Berechnung des Schadensersatzanspruch – Wahlrecht des Geschädigten

Bei einer Urheberrechtsverletzung stehen dem Geschädigten grundsätzlich drei Methoden zur Verfügung, seinen Schaden zu berechnen: entgangener Gewinn, Herausgabe des Verletzergewinns oder Berechnung nach der Lizenzanalogie.

Wer die Wahl hat, hat die Qual. Dem ist nicht so im Urheberrecht. Das Wahlrecht des Geschädigten, sich für eine Berechnungsmethode zu entscheiden, erlischt erst mit Erfüllung bzw. rechtskräftiger Zuerkennung des Anspruchs (BGH GRUR 1993, 55 – Tchibo/Rolex II; OLG Düsseldorf GRUR-RR 2006, 383 – Berechnungswechsel).

In der Praxis heißt das, dass der Geschädigte seiner Zahlungsklage eine Berechnungsmethode zugrunde legen kann, ohne sich damit festlegen zu müssen. Kommen neue Informationen im Verfahren zu Tage, kann er ohne eine förmliche Klageänderung eine neue Berechnungsmethode anwenden.

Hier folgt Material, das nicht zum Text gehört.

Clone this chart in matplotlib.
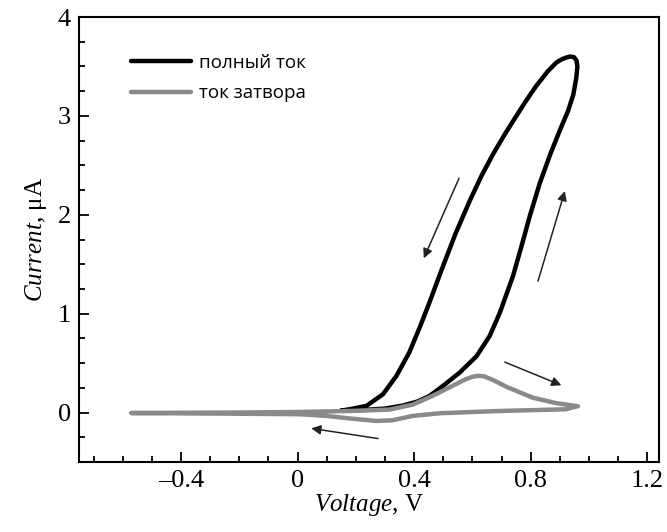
import matplotlib
matplotlib.use("Agg")
import matplotlib.pyplot as plt
from matplotlib.ticker import MultipleLocator, FuncFormatter

# full current loop (forward sweep then reverse sweep)
full_v = [0.15, 0.22, 0.30, 0.36, 0.41, 0.453, 0.499, 0.556, 0.614, 0.659, 0.694,
          0.739, 0.768, 0.797, 0.831, 0.868, 0.902, 0.928, 0.946, 0.956, 0.960,
          0.957, 0.948, 0.935, 0.922,
          0.908, 0.888, 0.858, 0.818, 0.781, 0.742, 0.708, 0.672, 0.632, 0.592, 0.542,
          0.495, 0.452, 0.421, 0.383, 0.339, 0.293, 0.236, 0.178, 0.15]
full_i = [0.02, 0.025, 0.04, 0.07, 0.11, 0.168, 0.27, 0.404, 0.57, 0.774, 1.01,
          1.38, 1.68, 1.99, 2.32, 2.62, 2.87, 3.05, 3.215, 3.38, 3.50,
          3.56, 3.595, 3.60, 3.59,
          3.575, 3.54, 3.45, 3.30, 3.14, 2.96, 2.80, 2.62, 2.40, 2.15, 1.81,
          1.45, 1.11, 0.875, 0.606, 0.37, 0.185, 0.067, 0.033, 0.02]

# gate current loop
gate_v = [-0.57, -0.4, -0.2, 0.007, 0.18, 0.316, 0.395, 0.464, 0.545, 0.575, 0.60,
          0.62, 0.64, 0.67, 0.717, 0.807, 0.888, 0.962, 0.92, 0.694, 0.488, 0.395,
          0.326, 0.27, 0.18, 0.10, 0.007, -0.2, -0.4, -0.57]
gate_i = [-0.005, -0.002, 0.0, 0.006, 0.016, 0.03, 0.08, 0.17, 0.29, 0.335, 0.362,
          0.372, 0.366, 0.33, 0.26, 0.15, 0.095, 0.064, 0.033, 0.016, -0.007, -0.034,
          -0.078, -0.085, -0.06, -0.034, -0.017, -0.012, -0.008, -0.005]

# sweep direction arrows: (tail, head)
arrows = [((0.554, 2.37), (0.433, 1.56)),
          ((0.825, 1.33), (0.917, 2.24)),
          ((0.711, 0.51), (0.905, 0.276)),
          ((0.276, -0.263), (0.047, -0.16))]

plt.rcParams['mathtext.fontset'] = 'custom'
plt.rcParams['mathtext.rm'] = 'Liberation Serif'
plt.rcParams['mathtext.it'] = 'Liberation Serif:italic'

fig = plt.figure(figsize=(6.67, 5.32), dpi=100)
ax = fig.add_axes([0.1184, 0.1316, 0.8696, 0.8364])

ax.plot(full_v, full_i, color='black', lw=3.2, solid_joinstyle='round',
        solid_capstyle='round', label='полный ток')
ax.plot(gate_v, gate_i, color='#8a8a8a', lw=3.2, solid_joinstyle='round',
        solid_capstyle='round', label='ток затвора')

for tail, head in arrows:
    ax.annotate('', xy=head, xytext=tail,
                arrowprops=dict(arrowstyle='-|>', color='#222222', lw=1.1,
                                mutation_scale=14, shrinkA=0, shrinkB=0))

ax.set_xlim(-0.75, 1.24)
ax.set_ylim(-0.5, 4)
ax.xaxis.set_major_locator(MultipleLocator(0.4))
ax.xaxis.set_minor_locator(MultipleLocator(0.1))
ax.yaxis.set_major_locator(MultipleLocator(1))
ax.yaxis.set_minor_locator(MultipleLocator(0.25))
fmt = FuncFormatter(lambda v, p: ('%g' % round(v, 2)).replace('-', '\u2013'))
ax.xaxis.set_major_formatter(fmt)
ax.yaxis.set_major_formatter(fmt)

ax.tick_params(which='both', direction='in', top=False, right=False, width=1.3)
ax.tick_params(which='major', length=7.5, labelsize=19, pad=6)
ax.tick_params(which='minor', length=4.5)
for lab in ax.get_xticklabels() + ax.get_yticklabels():
    lab.set_fontfamily('Liberation Serif')
for s in ax.spines.values():
    s.set_linewidth(1.5)

ax.set_xlabel(r'$\it{Voltage}$, V', fontsize=18, fontfamily='Liberation Serif', labelpad=0)
ax.set_ylabel(r'$\it{Current}$, μA', fontsize=18, fontfamily='Liberation Serif', labelpad=6)

ax.legend(loc='upper left', bbox_to_anchor=(0.06, 0.955), frameon=False,
          prop={'family': 'Open Sans', 'size': 13.5}, handlelength=3.2,
          handletextpad=0.45, labelspacing=0.65)

fig.savefig('out.png', dpi=100)
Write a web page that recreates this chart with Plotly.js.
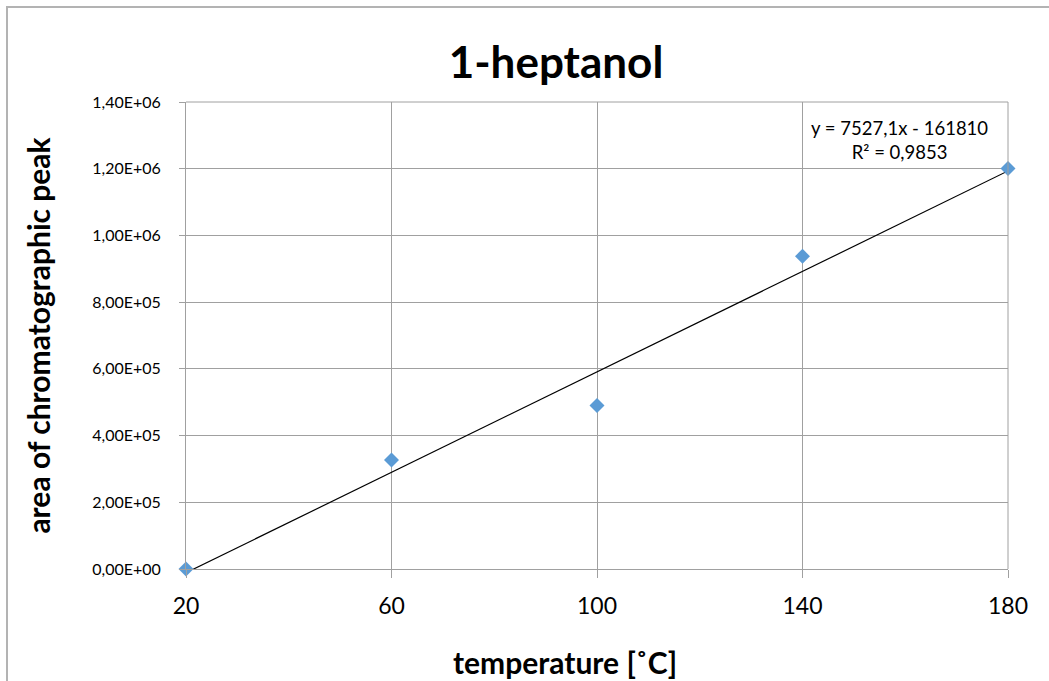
<!DOCTYPE html>
<html>
<head>
<meta charset="utf-8">
<script src="https://cdn.plot.ly/plotly-3.0.1.min.js"></script>
<style>
html,body{margin:0;padding:0;background:#fff;}
#chart{width:1049px;height:681px;}
#frame{position:absolute;left:6px;top:6px;width:1100px;height:700px;border-top:2px solid #b3b3b3;border-left:2px solid #b3b3b3;pointer-events:none;}
</style>
</head>
<body>
<div id="chart"></div>
<div id="frame"></div>
<script>
const temperature = [20, 60, 100, 140, 180];
const peakArea = [0, 327000, 490000, 937500, 1200500];
const xTicks = [20, 60, 100, 140, 180];
const yTickVals = [0, 200000, 400000, 600000, 800000, 1000000, 1200000, 1400000];
const yTickText = ["0,00E+00","2,00E+05","4,00E+05","6,00E+05","8,00E+05","1,00E+06","1,20E+06","1,40E+06"];
const trendText = "y = 7527,1x - 161810<br>R² = 0,9853";
const xTitle = "<b>temperature [˚C]</b>";
const yTitle = "<b>area of chromatographic peak</b>";
const chartTitle = "<b>1-heptanol</b>";

// least-squares trend line from the data
const n = temperature.length;
const mx = temperature.reduce((a,b)=>a+b,0)/n;
const my = peakArea.reduce((a,b)=>a+b,0)/n;
let sxy=0, sxx=0;
for(let i=0;i<n;i++){sxy+=(temperature[i]-mx)*(peakArea[i]-my);sxx+=(temperature[i]-mx)**2;}
const slope = sxy/sxx, intercept = my - slope*mx;
const trendX = [temperature[0], temperature[n-1]];
const trendY = trendX.map(x=>slope*x+intercept);

const font = "Lato, 'Open Sans', sans-serif";
const W=1049, H=681, L=186, R=41, T=102, B=112;
const PW=W-L-R, PH=H-T-B;
const data = [
  {x: trendX, y: trendY, mode:'lines', line:{color:'#000', width:1.2}, hoverinfo:'skip', cliponaxis:false},
  {x: temperature, y: peakArea, mode:'markers', marker:{symbol:'diamond', size:11.5, color:'#5B9BD5'}, cliponaxis:false}
];
const layout = {
  width:W, height:H,
  margin:{l:L, r:R, t:T, b:B},
  paper_bgcolor:'#fff', plot_bgcolor:'#fff',
  showlegend:false,
  font:{family:font, color:'#000'},
  title:{text:chartTitle, font:{size:44, family:font, color:'#000'}, x:556/W, xanchor:'center', y:1-63/H, yanchor:'middle'},
  xaxis:{
    range:[20,180], tickvals:xTicks, ticktext:xTicks.map(String),
    showgrid:true, gridcolor:'#a0a0a0', gridwidth:1,
    zeroline:false, showline:true, linecolor:'#a0a0a0', linewidth:1, mirror:false,
    ticks:'outside', ticklen:8, tickcolor:'#a0a0a0', ticklabelstandoff:8,
    tickfont:{size:23, family:font, color:'#000'}
  },
  yaxis:{
    range:[0,1400000], tickvals:yTickVals, ticktext:yTickText,
    showgrid:true, gridcolor:'#a0a0a0', gridwidth:1,
    zeroline:false, showline:true, linecolor:'#a0a0a0', linewidth:1,
    ticks:'outside', ticklen:6, tickcolor:'#a0a0a0', ticklabelstandoff:15,
    tickfont:{size:16, family:font, color:'#000'},
    title:{text:yTitle, font:{size:30, family:font, color:'#000'}, standoff:32}
  },
  shapes:[
    {type:'line', xref:'paper', yref:'paper', x0:1, x1:1, y0:0, y1:1, line:{color:'#a0a0a0', width:1}},
    {type:'line', xref:'paper', yref:'paper', x0:0, x1:1, y0:1, y1:1, line:{color:'#a0a0a0', width:1}}
  ],
  annotations:[
    {text:trendText, xref:'paper', yref:'paper', x:(899-L)/PW, y:1-(140-T)/PH, xanchor:'center', yanchor:'middle', showarrow:false, align:'center', font:{size:18.5, family:font, color:'#000'}},
    {text:xTitle, xref:'paper', yref:'paper', x:(565-L)/PW, y:1-(662-T)/PH, xanchor:'center', yanchor:'middle', showarrow:false, font:{size:30, family:font, color:'#000'}}
  ]
};
Plotly.newPlot('chart', data, layout, {displayModeBar:false, staticPlot:true});
</script>
</body>
</html>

Relevant für Urheberrechtsverletzungen bei AGB ist trotz alledem fast ausschließlich die Berechnung des Schadens anhand eines fiktiven Lizenzentgelts.

Es wird also ermittelt, welches Lizenzentgelt ein vernünftiger Lizenzgeber anstelle des Geschädigten mit einem vernünftigen Lizenznehmer anstelle des Schädigers vereinbart hätte. Bei dieser fingierten Lizenz wird außer Acht gelassen, dass die Gerichtsentscheidung den Schädiger davon abhält, die AGB weiter zu verwenden. Denn dieser Geschehensablauf wird gerade nur durch die Widerrechtlichkeit der Verwendung ausgelöst .

Grundlage für die Berechnung ist deshalb häufig ein längerer Zeitraum, z.B. von einem Jahr. Im jüngsten Urteil des LG Köln vom 8.8.2013 (Aktenzeichen 137 C 568/12) ergab das für 12 Monate 615 €. Die Anwaltskanzlei berechnete im Mittel 102,50 € monatlich nach der Erstellung der AGB. Das Gericht schätzte aber, dass etwa 50 % für die Aktualisierung der AGB und die Übernahme der entsprechenden Haftungsrisiken anfielen und diese Leistungen vom Schädiger nicht gewollt waren.

Fazit           

Vor allem von Kleinunternehmern wird die AGB-Erstellung als Möglichkeit begriffen, Kosten einzusparen. Deswegen ist es gängige Praxis, die AGB eines Konkurrenten zu kopieren. Wer sich vor schlafenden Kosten in Form von Lizenzentgelten, die später eingefordert werden könnten, schützen möchte, sollte die AGB zumindest etwas umformulieren. Am besten aber ist, man investiert in eine anwaltliche Beratung, da die AGB Grundlage jedes geschäftlichen Handelns sind und vor weiteren unkalkulierbaren Kosten schützen. Falls doch etwas passiert, kann man den Anwalt in die Haftung einbeziehen.